Może i jestem wredna. Może i jest ze mnie typ złośnicy. Może i jestem głośna, wkurzająca, wszędzie mnie pełno, wszystko mnie interesuje i lubię się dużo udzielać. Nie przeczę, bo tak jest. Charakter wybuchowy, nerwowy, ja pełna energii, radości, złości, wszystkiego na raz i wszystkiego z osobna. To możesz powiedzieć o mnie, wnioskując po moim zachowaniu.
A jednak, czytelniku, nie wiesz, jaka jestem, kiedy jestem przy nim. Kiedy jesteśmy sami.

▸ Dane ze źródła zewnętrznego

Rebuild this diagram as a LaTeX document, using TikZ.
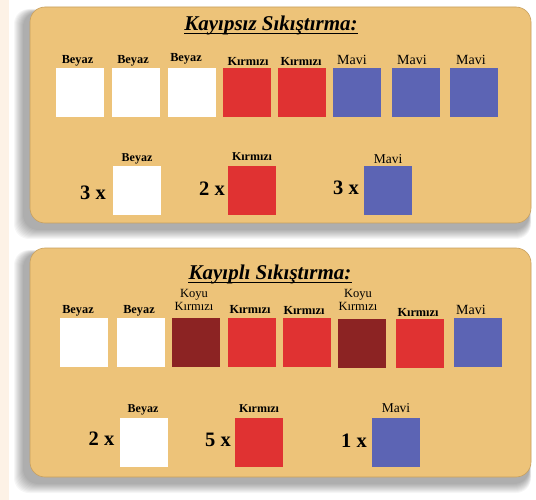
\documentclass[tikz,border=0pt]{standalone}
\usepackage{fontspec}
\setmainfont{Liberation Serif}
\definecolor{tan}{RGB}{237,195,121}
\definecolor{tanedge}{RGB}{200,160,95}
\definecolor{cred}{RGB}{224,50,50}
\definecolor{dred}{RGB}{140,35,35}
\definecolor{cblue}{RGB}{92,100,180}
\definecolor{cream}{RGB}{253,242,230}
\tikzset{
  panel/.style={fill=tan, draw=tanedge, line width=0.6pt, rounded corners=15pt},
  sq/.style={minimum width=48pt, minimum height=49pt, inner sep=0pt, draw=none},
  wsq/.style={sq, fill=white},
  rsq/.style={sq, fill=cred},
  dsq/.style={sq, fill=dred},
  bsq/.style={sq, fill=cblue},
  lb/.style={inner sep=0pt, font=\fontsize{12.3}{12}\selectfont\bfseries},
  lbs/.style={inner sep=0pt, font=\fontsize{12}{12}\selectfont\bfseries},
  lr/.style={inner sep=0pt, font=\fontsize{14}{14}\selectfont},
  lk/.style={inner sep=0pt, align=center, font=\fontsize{12.5}{13}\selectfont},
  cnt/.style={inner sep=0pt, font=\fontsize{20.5}{20}\selectfont\bfseries},
  ttl/.style={inner sep=0pt, font=\fontsize{21}{21}\selectfont\bfseries\itshape},
  uline/.style={line width=1.3pt}
}
\begin{document}
\begin{tikzpicture}[x=1pt,y=-1pt]
\useasboundingbox (0,0) rectangle (536,500);
\fill[white] (0,0) rectangle (536,500);
\fill[cream] (0,0) rectangle (9,500);
% shadows
\foreach \i in {1,...,10}{
  \fill[black, opacity=0.035, rounded corners=15pt] (30-6-\i,7+5-\i*0.3) rectangle (531-2+\i*0.2,223+6+\i);
  \fill[black, opacity=0.035, rounded corners=15pt] (30-6-\i,248+5-\i*0.3) rectangle (531-2+\i*0.2,477+6+\i);
}
% panels
\path[panel] (30,7) rectangle (531,223);
\path[panel] (30,248) rectangle (531,477);

% ---------- Panel 1 ----------
\node[ttl] (t1) at (271,25) {Kayıpsız Sıkıştırma:};
\draw[uline] ([yshift=-3.5pt]t1.base west) -- ([yshift=-3.5pt]t1.base east);

\node[wsq] (a1) at (79.5,92.5) {};
\node[wsq] (a2) at (135.5,92.5) {};
\node[wsq] (a3) at (192,92.5) {};
\node[rsq] (a4) at (247,92.5) {};
\node[rsq] (a5) at (302,92.5) {};
\node[bsq] (a6) at (357,92.5) {};
\node[bsq] (a7) at (416,92.5) {};
\node[bsq] (a8) at (473.5,92.5) {};

\node[lb] (la1) at (77.5,61) {Beyaz};
\node[lb] (la2) at (133,60.5) {Beyaz};
\node[lb] (la3) at (186,59) {Beyaz};
\node[lb] (la4) at (248,61) {Kırmızı};
\node[lb] (la5) at (301,61) {Kırmızı};
\node[lr] (la6) at (352,60) {Mavi};
\node[lr] (la7) at (412,60) {Mavi};
\node[lr] (la8) at (471,60) {Mavi};

\node[wsq] (b1) at (137,191) {};
\node[rsq] (b2) at (252,191) {};
\node[bsq] (b3) at (388,191) {};
\node[lbs] (lb1) at (137,159) {Beyaz};
\node[lbs] (lb2) at (252,157) {Kırmızı};
\node[lr, font=\fontsize{13.5}{13}\selectfont] (lb3) at (388,159) {Mavi};
\node[cnt] (n1) at (93,193) {3 x};
\node[cnt] (n2) at (212,189) {2 x};
\node[cnt] (n3) at (346,188) {3 x};

% ---------- Panel 2 ----------
\node[ttl] (t2) at (270,274) {Kayıplı Sıkıştırma:};
\draw[uline] ([yshift=-3.5pt]t2.base west) -- ([yshift=-3.5pt]t2.base east);

\node[wsq] (c1) at (84,342.5) {};
\node[wsq] (c2) at (141,342.5) {};
\node[dsq] (c3) at (196,342.5) {};
\node[rsq] (c4) at (252,342.5) {};
\node[rsq] (c5) at (307,342.5) {};
\node[dsq] (c6) at (362,343.5) {};
\node[rsq] (c7) at (420,343.5) {};
\node[bsq] (c8) at (478,342.5) {};

\node[lb] (lc1) at (78,311) {Beyaz};
\node[lb] (lc2) at (139,311) {Beyaz};
\node[lk] (lc3) at (194,300) {Koyu\\Kırmızı};
\node[lb] (lc4) at (250,309) {Kırmızı};
\node[lb] (lc5) at (304,310) {Kırmızı};
\node[lk] (lc6) at (358,300) {Koyu\\Kırmızı};
\node[lb] (lc7) at (418,312) {Kırmızı};
\node[lr] (lc8) at (471,310) {Mavi};

\node[wsq] (d1) at (143.5,442) {};
\node[rsq] (d2) at (259,442) {};
\node[bsq] (d3) at (395.5,442) {};
\node[lbs] (ld1) at (143,410) {Beyaz};
\node[lbs] (ld2) at (259,409) {Kırmızı};
\node[lr, font=\fontsize{13.5}{13}\selectfont] (ld3) at (396,408) {Mavi};
\node[cnt] (m1) at (101.5,439) {2 x};
\node[cnt] (m2) at (218,440) {5 x};
\node[cnt] (m3) at (354,441) {1 x};
\end{tikzpicture}
\end{document}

Jestem połową siebie pierwszej (wyżej wypisane) i połową siebie drugiej, samotnej.
W gruncie rzeczy uważa się mnie za "zwierzę stadne". Możliwe. Jestem typem samotnika, ale ta samotność w nadmiarze przybiera destruktywny dla mnie wymiar. Jestem rozemocjonowana, rozchwiana i dużo myślę o życiu. Długo siedzę przy oknie zastanawiając się nad pytaniami, na które nie ma odpowiedzi i na pewno nigdy nie będzie. Dużo milczę, jestem cicha i skryta. Czasem słucham jazzu. Czasem jestem innym człowiekiem, otwartym tylko dla tego drugiego człowieka. Uważnym, spokojnym i ostrożnym, czułym, ciepłym i pełnym pozytywnych uczuć.
Przepełnionym potrzebą rozmowy. Potrzebą długiego spaceru w ciszy. Potrzebą czułości.
Jestem dwoma skrajnościami. Jestem cholerykiem i melancholikiem w jednym. Jestem wulkanem i spokojnym oceanem, niewzruszoną taflą wody... Choć żadna z tych stron nie jest fikcją, wbrew pozorom.